Computer componentry is a defining symbol of the global digital revolution.
Although unregulated by traditional social hierarchies, as barriers to entry are increasingly broken down, access to the latest digital devices and networks are still constrained by location and affordability. In addition, systems often promote the obfuscation of information through complexity.
Despite this, the documentation of our personal visual memories and artifacts are increasingly archived in networked databanks held by commercial interests, often recycled and re-interpreted through social media platforms. *
The consolidation of these online databases has created tenuous links for future ownership of our digital possessions, as we negotiate rapidly changing environments in which to gather and conserve information.

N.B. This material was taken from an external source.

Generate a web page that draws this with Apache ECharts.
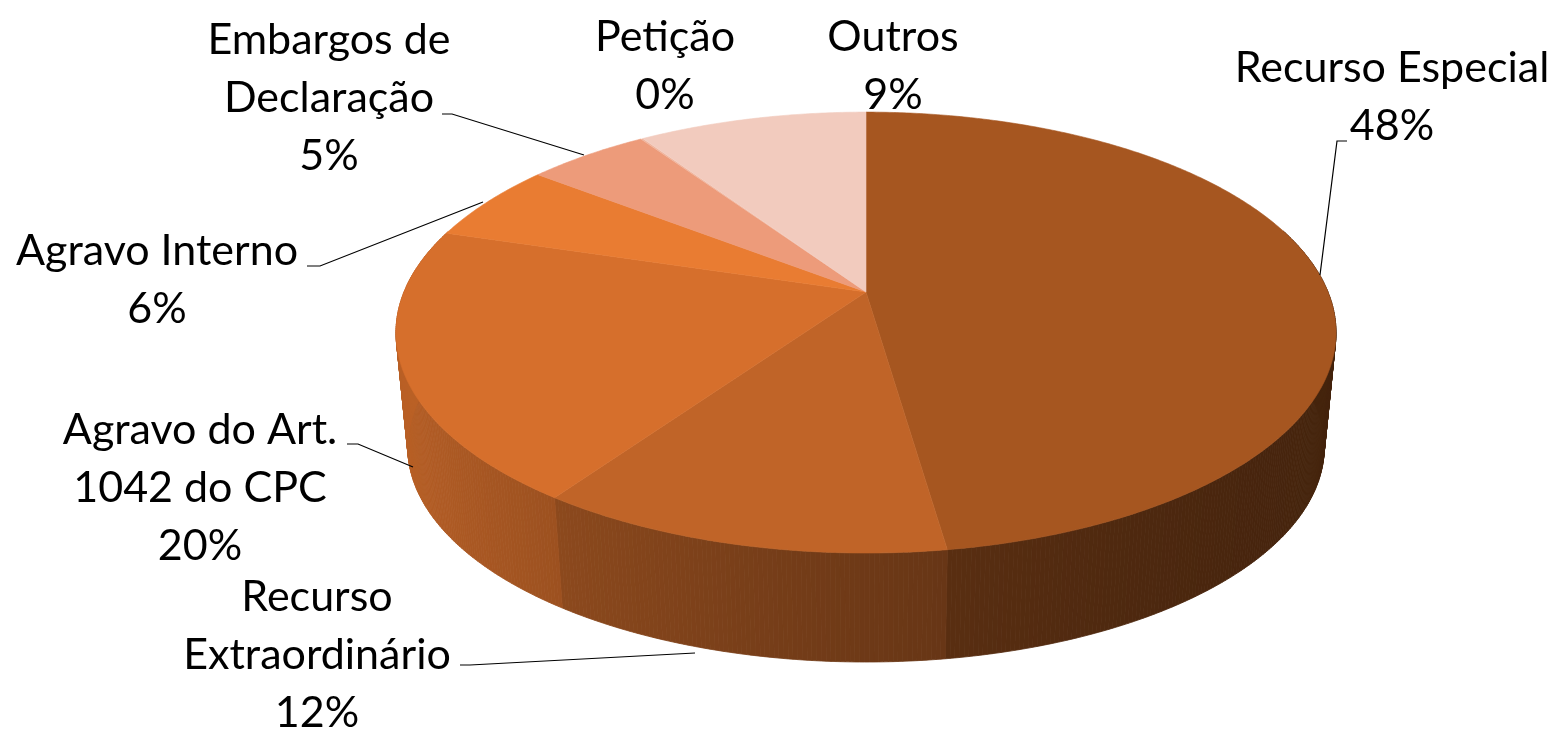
<!DOCTYPE html>
<html>
<head>
<meta charset="utf-8">
<script src="https://cdn.jsdelivr.net/npm/echarts@6/dist/echarts.min.js"></script>
<style>
  html, body { margin: 0; padding: 0; background: #ffffff; }
  #chart { width: 1559px; height: 729px; }
</style>
</head>
<body>
<div id="chart"></div>
<script>
// ---- data ----
const categories = ['Recurso Especial', 'Recurso Extraordinário', 'Agravo do Art. 1042 do CPC', 'Agravo Interno', 'Embargos de Declaração', 'Petição', 'Outros'];
const values = [47.7, 12.0, 20.0, 5.8, 5.0, 0.1, 9.4];
const colors = ['#A65620', '#C06428', '#D66F2C', '#E97C32', '#ED9B7A', '#F0B49C', '#F2CBBE'];

// ---- label layout (lines of text, block centre, leader line) ----
const labelLines = [
  ['Recurso Especial'],
  ['Recurso', 'Extraordinário'],
  ['Agravo do Art.', '1042 do CPC'],
  ['Agravo Interno'],
  ['Embargos de', 'Declaração'],
  ['Petição'],
  ['Outros']
];
const labelPos = [[1392, 97], [317, 655], [200, 488], [157, 280], [329, 98], [665, 66], [893, 66]];
const leaders = [
  [[1347, 141], [1337, 141], [1320, 275]],
  [[460, 665], [470, 665], [695, 653]],
  [[347, 444], [358, 444], [413, 467]],
  [[307, 266], [320, 266], [483, 202]],
  [[442, 114], [452, 114], [584, 155]],
  null,
  null
];

// ---- projection of the 3D disc ----
const CX = 866, CY = 292, A = 462, B = 213, K = 0.184, SB = 0.975, DY = 115.5;
function proj(theta, bottom) {
  const s = Math.sin(theta), c = Math.cos(theta);
  const d = 1 + K * c;
  let x = A * s / d, y = -B * c / d;
  if (bottom) { x *= SB; y = y * SB + DY; }
  return [CX + x, CY + y];
}
const total = values.reduce((a, b) => a + b, 0);
const starts = [];
let acc = 0;
values.forEach(v => { starts.push(acc); acc += v; });

function shade(hex, f) {
  const r = parseInt(hex.slice(1, 3), 16), g = parseInt(hex.slice(3, 5), 16), b = parseInt(hex.slice(5, 7), 16);
  return 'rgb(' + Math.round(r * f) + ',' + Math.round(g * f) + ',' + Math.round(b * f) + ')';
}
function wallFactor(theta) {
  let deg = theta * 180 / Math.PI;
  let t = (deg - 90) / 180;
  t = Math.max(0, Math.min(1, t));
  const s = Math.pow((1 - Math.cos(t * Math.PI)) / 2, 1.5);
  return 0.41 + 0.46 * s;
}

function sliceAngles(idx) {
  const a0 = starts[idx] / total * 2 * Math.PI;
  const a1 = (starts[idx] + values[idx]) / total * 2 * Math.PI;
  return [a0, a1];
}

function renderWall(params, api) {
  const idx = params.dataIndex;
  const [a0, a1] = sliceAngles(idx);
  const children = [];
  const step = Math.PI / 360;
  const n = Math.max(1, Math.ceil((a1 - a0) / step));
  for (let i = 0; i < n; i++) {
    const t0 = a0 + (a1 - a0) * i / n;
    const t1 = a0 + (a1 - a0) * (i + 1) / n;
    const tm = (t0 + t1) / 2;
    if (Math.cos(tm) > 0.3) continue; // far side, hidden below the top face
    const col = shade(colors[idx], wallFactor(tm));
    children.push({
      type: 'polygon',
      shape: { points: [proj(t0, false), proj(t1, false), proj(t1, true), proj(t0, true)] },
      style: { fill: col, stroke: col, lineWidth: 0.8 }
    });
  }
  return { type: 'group', children: children };
}

function renderTop(params, api) {
  const idx = params.dataIndex;
  const [a0, a1] = sliceAngles(idx);
  const pts = [[CX, CY]];
  const n = Math.max(2, Math.ceil((a1 - a0) / (Math.PI / 360)));
  for (let i = 0; i <= n; i++) pts.push(proj(a0 + (a1 - a0) * i / n, false));
  const tiny = values[idx] / total < 0.005;
  return {
    type: 'polygon',
    shape: { points: pts },
    style: { fill: colors[idx], stroke: tiny ? null : colors[idx], lineWidth: 0.6 }
  };
}

function renderLabel(params, api) {
  const idx = params.dataIndex;
  const pct = Math.round(values[idx] / total * 100) + '%';
  const txt = labelLines[idx].concat([pct]).join('\n');
  const children = [{
    type: 'text',
    style: {
      x: labelPos[idx][0], y: labelPos[idx][1],
      text: txt,
      fill: '#000000',
      font: '43px Lato',
      fontFamily: 'Lato', fontSize: 43,
      lineHeight: 58,
      align: 'center', verticalAlign: 'middle',
      textAlign: 'center', textVerticalAlign: 'middle'
    }
  }];
  if (leaders[idx]) {
    children.push({
      type: 'polyline',
      shape: { points: leaders[idx] },
      style: { stroke: '#000000', lineWidth: 1.2, fill: null }
    });
  }
  return { type: 'group', children: children };
}

const seriesData = categories.map((c, i) => ({ name: c, value: values[i] }));

const chart = echarts.init(document.getElementById('chart'), null, { renderer: 'canvas' });
chart.setOption({
  backgroundColor: '#ffffff',
  animation: false,
  series: [
    { type: 'custom', coordinateSystem: 'none', renderItem: renderWall, data: seriesData, z: 1, silent: true },
    { type: 'custom', coordinateSystem: 'none', renderItem: renderTop, data: seriesData, z: 2, silent: true },
    { type: 'custom', coordinateSystem: 'none', renderItem: renderLabel, data: seriesData, z: 3, silent: true }
  ]
});
</script>
</body>
</html>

How will digital images and artefacts, currently accessible, be rediscovered by future generations?
How will decades of treasured personal memories be catalogued for retrieval without universally agreed protocols?
What obligations do we have to identify and conserve important online platforms for historical purposes and by what mechanisms should we address this challenge?
What does the ongoing obsolescence of the digital environment signify about our insatiable quest for rapid technological advancement?
The series EXCHANGE has been created by the initial photographing of large computer motherboards similar to those used in telecommunications, which have been immersed to create abstract images, reminiscent of the finding and uncovering of lost relics in an archaeological site, which have been frozen in time.
The original digital files of these images were then corrupted in the process of computer translation to create a second image. The third image was subsequently created by montaging of the uncorrupted and corrupted files, completing the triptych.
*International Data Corporation (IDC) estimates that by 2025 the global data sphere will grow to 163 Zettabytes. A zettabyte is a trillion gigabytes.